DATA EXTRACT:
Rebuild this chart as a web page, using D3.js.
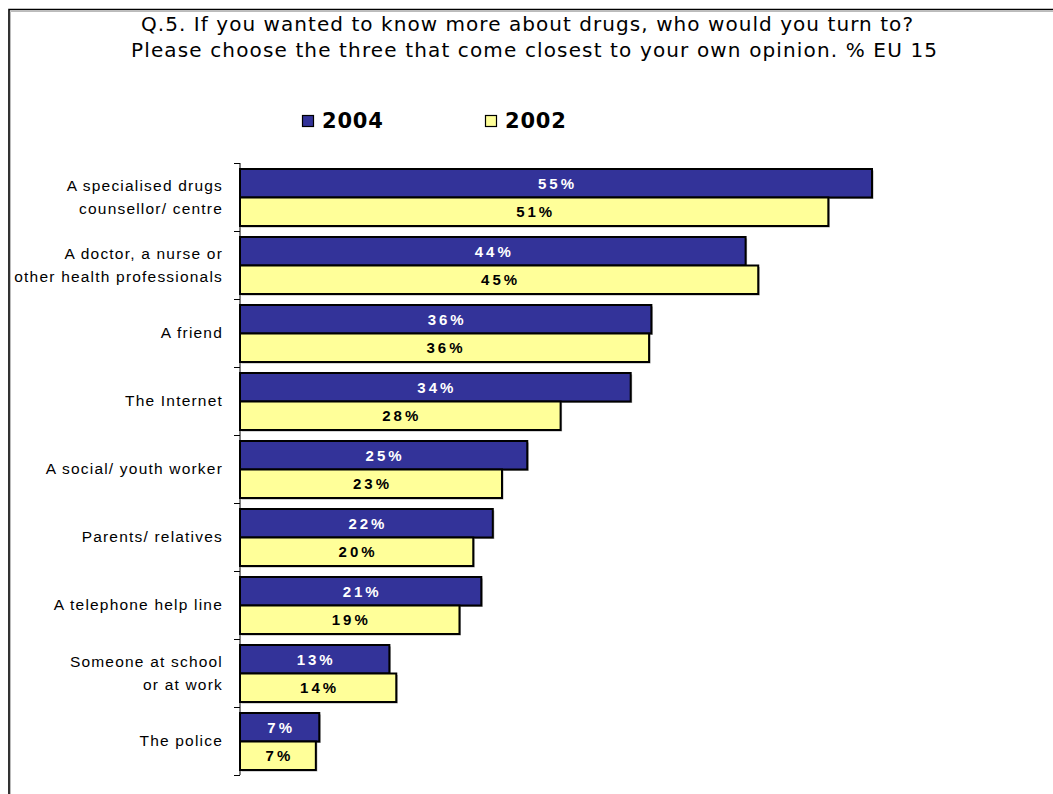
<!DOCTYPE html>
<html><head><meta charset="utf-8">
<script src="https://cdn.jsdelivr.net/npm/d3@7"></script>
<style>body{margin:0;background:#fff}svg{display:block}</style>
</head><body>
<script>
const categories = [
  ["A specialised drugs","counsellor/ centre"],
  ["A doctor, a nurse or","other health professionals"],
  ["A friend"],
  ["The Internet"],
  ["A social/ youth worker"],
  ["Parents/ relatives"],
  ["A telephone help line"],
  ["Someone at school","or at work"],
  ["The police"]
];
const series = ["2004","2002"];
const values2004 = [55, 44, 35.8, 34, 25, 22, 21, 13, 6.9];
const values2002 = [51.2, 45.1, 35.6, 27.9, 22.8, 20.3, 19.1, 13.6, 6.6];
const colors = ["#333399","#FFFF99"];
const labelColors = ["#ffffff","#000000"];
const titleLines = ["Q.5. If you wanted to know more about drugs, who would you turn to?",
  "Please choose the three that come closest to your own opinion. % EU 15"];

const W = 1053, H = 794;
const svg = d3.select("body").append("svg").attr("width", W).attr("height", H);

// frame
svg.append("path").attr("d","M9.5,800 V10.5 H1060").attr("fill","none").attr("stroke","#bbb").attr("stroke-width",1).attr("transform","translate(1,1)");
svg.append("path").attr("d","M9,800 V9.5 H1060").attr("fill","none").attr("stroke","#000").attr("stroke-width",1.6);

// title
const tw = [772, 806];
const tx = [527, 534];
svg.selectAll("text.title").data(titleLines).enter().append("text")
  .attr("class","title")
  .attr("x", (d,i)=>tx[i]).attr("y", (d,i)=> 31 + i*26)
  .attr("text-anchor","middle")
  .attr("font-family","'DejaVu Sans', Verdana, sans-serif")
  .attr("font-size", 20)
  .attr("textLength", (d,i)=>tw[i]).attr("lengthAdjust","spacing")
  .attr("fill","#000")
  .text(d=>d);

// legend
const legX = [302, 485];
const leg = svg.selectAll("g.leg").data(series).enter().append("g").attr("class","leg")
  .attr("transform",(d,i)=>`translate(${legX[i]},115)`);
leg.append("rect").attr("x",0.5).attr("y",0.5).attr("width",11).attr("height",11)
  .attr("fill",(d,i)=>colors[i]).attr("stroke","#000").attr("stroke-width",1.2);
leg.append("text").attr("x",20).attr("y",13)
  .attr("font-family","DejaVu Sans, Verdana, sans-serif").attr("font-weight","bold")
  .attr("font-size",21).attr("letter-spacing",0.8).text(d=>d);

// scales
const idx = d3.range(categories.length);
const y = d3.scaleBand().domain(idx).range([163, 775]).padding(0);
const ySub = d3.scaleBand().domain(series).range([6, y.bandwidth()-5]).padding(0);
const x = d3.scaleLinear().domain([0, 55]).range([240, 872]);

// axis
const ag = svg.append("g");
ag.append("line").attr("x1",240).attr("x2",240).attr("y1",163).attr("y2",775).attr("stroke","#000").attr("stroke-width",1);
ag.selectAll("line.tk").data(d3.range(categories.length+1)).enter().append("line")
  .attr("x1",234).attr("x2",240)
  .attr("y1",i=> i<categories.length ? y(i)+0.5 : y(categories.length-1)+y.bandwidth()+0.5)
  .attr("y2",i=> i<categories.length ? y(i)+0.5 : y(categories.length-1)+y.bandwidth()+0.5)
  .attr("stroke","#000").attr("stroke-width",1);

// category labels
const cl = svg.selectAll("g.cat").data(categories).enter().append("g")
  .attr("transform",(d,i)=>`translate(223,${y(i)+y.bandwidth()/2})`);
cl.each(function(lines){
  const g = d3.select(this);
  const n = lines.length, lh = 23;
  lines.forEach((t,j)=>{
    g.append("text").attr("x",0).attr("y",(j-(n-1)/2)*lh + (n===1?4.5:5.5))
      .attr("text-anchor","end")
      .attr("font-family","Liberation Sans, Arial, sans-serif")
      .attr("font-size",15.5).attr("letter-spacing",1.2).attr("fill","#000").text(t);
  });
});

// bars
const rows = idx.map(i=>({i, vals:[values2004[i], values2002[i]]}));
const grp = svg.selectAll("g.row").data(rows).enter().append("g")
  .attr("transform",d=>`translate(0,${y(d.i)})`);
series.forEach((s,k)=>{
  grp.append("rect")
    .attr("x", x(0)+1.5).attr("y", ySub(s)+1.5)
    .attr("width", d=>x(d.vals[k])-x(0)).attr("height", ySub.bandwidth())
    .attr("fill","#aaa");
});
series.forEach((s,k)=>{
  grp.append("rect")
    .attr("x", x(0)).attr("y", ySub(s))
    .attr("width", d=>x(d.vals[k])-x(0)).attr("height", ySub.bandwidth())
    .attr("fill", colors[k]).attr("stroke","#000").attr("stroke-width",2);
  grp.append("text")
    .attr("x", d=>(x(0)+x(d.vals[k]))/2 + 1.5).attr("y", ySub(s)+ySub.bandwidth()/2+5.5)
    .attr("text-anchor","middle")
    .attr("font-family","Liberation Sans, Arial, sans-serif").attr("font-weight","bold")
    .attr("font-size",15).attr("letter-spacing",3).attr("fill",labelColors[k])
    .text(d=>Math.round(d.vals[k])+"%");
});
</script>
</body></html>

OBJECTIVE: Keep the pictures out of the copy and return the rest of the data above exactly.

RESPONSE TO THE TASK:
Rebuild this chart as a web page, using D3.js.
<!DOCTYPE html>
<html><head><meta charset="utf-8">
<script src="https://cdn.jsdelivr.net/npm/d3@7"></script>
<style>body{margin:0;background:#fff}svg{display:block}</style>
</head><body>
<script>
const categories = [
  ["A specialised drugs","counsellor/ centre"],
  ["A doctor, a nurse or","other health professionals"],
  ["A friend"],
  ["The Internet"],
  ["A social/ youth worker"],
  ["Parents/ relatives"],
  ["A telephone help line"],
  ["Someone at school","or at work"],
  ["The police"]
];
const series = ["2004","2002"];
const values2004 = [55, 44, 35.8, 34, 25, 22, 21, 13, 6.9];
const values2002 = [51.2, 45.1, 35.6, 27.9, 22.8, 20.3, 19.1, 13.6, 6.6];
const colors = ["#333399","#FFFF99"];
const labelColors = ["#ffffff","#000000"];
const titleLines = ["Q.5. If you wanted to know more about drugs, who would you turn to?",
  "Please choose the three that come closest to your own opinion. % EU 15"];

const W = 1053, H = 794;
const svg = d3.select("body").append("svg").attr("width", W).attr("height", H);

// frame
svg.append("path").attr("d","M9.5,800 V10.5 H1060").attr("fill","none").attr("stroke","#bbb").attr("stroke-width",1).attr("transform","translate(1,1)");
svg.append("path").attr("d","M9,800 V9.5 H1060").attr("fill","none").attr("stroke","#000").attr("stroke-width",1.6);

// title
const tw = [772, 806];
const tx = [527, 534];
svg.selectAll("text.title").data(titleLines).enter().append("text")
  .attr("class","title")
  .attr("x", (d,i)=>tx[i]).attr("y", (d,i)=> 31 + i*26)
  .attr("text-anchor","middle")
  .attr("font-family","'DejaVu Sans', Verdana, sans-serif")
  .attr("font-size", 20)
  .attr("textLength", (d,i)=>tw[i]).attr("lengthAdjust","spacing")
  .attr("fill","#000")
  .text(d=>d);

// legend
const legX = [302, 485];
const leg = svg.selectAll("g.leg").data(series).enter().append("g").attr("class","leg")
  .attr("transform",(d,i)=>`translate(${legX[i]},115)`);
leg.append("rect").attr("x",0.5).attr("y",0.5).attr("width",11).attr("height",11)
  .attr("fill",(d,i)=>colors[i]).attr("stroke","#000").attr("stroke-width",1.2);
leg.append("text").attr("x",20).attr("y",13)
  .attr("font-family","DejaVu Sans, Verdana, sans-serif").attr("font-weight","bold")
  .attr("font-size",21).attr("letter-spacing",0.8).text(d=>d);

// scales
const idx = d3.range(categories.length);
const y = d3.scaleBand().domain(idx).range([163, 775]).padding(0);
const ySub = d3.scaleBand().domain(series).range([6, y.bandwidth()-5]).padding(0);
const x = d3.scaleLinear().domain([0, 55]).range([240, 872]);

// axis
const ag = svg.append("g");
ag.append("line").attr("x1",240).attr("x2",240).attr("y1",163).attr("y2",775).attr("stroke","#000").attr("stroke-width",1);
ag.selectAll("line.tk").data(d3.range(categories.length+1)).enter().append("line")
  .attr("x1",234).attr("x2",240)
  .attr("y1",i=> i<categories.length ? y(i)+0.5 : y(categories.length-1)+y.bandwidth()+0.5)
  .attr("y2",i=> i<categories.length ? y(i)+0.5 : y(categories.length-1)+y.bandwidth()+0.5)
  .attr("stroke","#000").attr("stroke-width",1);

// category labels
const cl = svg.selectAll("g.cat").data(categories).enter().append("g")
  .attr("transform",(d,i)=>`translate(223,${y(i)+y.bandwidth()/2})`);
cl.each(function(lines){
  const g = d3.select(this);
  const n = lines.length, lh = 23;
  lines.forEach((t,j)=>{
    g.append("text").attr("x",0).attr("y",(j-(n-1)/2)*lh + (n===1?4.5:5.5))
      .attr("text-anchor","end")
      .attr("font-family","Liberation Sans, Arial, sans-serif")
      .attr("font-size",15.5).attr("letter-spacing",1.2).attr("fill","#000").text(t);
  });
});

// bars
const rows = idx.map(i=>({i, vals:[values2004[i], values2002[i]]}));
const grp = svg.selectAll("g.row").data(rows).enter().append("g")
  .attr("transform",d=>`translate(0,${y(d.i)})`);
series.forEach((s,k)=>{
  grp.append("rect")
    .attr("x", x(0)+1.5).attr("y", ySub(s)+1.5)
    .attr("width", d=>x(d.vals[k])-x(0)).attr("height", ySub.bandwidth())
    .attr("fill","#aaa");
});
series.forEach((s,k)=>{
  grp.append("rect")
    .attr("x", x(0)).attr("y", ySub(s))
    .attr("width", d=>x(d.vals[k])-x(0)).attr("height", ySub.bandwidth())
    .attr("fill", colors[k]).attr("stroke","#000").attr("stroke-width",2);
  grp.append("text")
    .attr("x", d=>(x(0)+x(d.vals[k]))/2 + 1.5).attr("y", ySub(s)+ySub.bandwidth()/2+5.5)
    .attr("text-anchor","middle")
    .attr("font-family","Liberation Sans, Arial, sans-serif").attr("font-weight","bold")
    .attr("font-size",15).attr("letter-spacing",3).attr("fill",labelColors[k])
    .text(d=>Math.round(d.vals[k])+"%");
});
</script>
</body></html>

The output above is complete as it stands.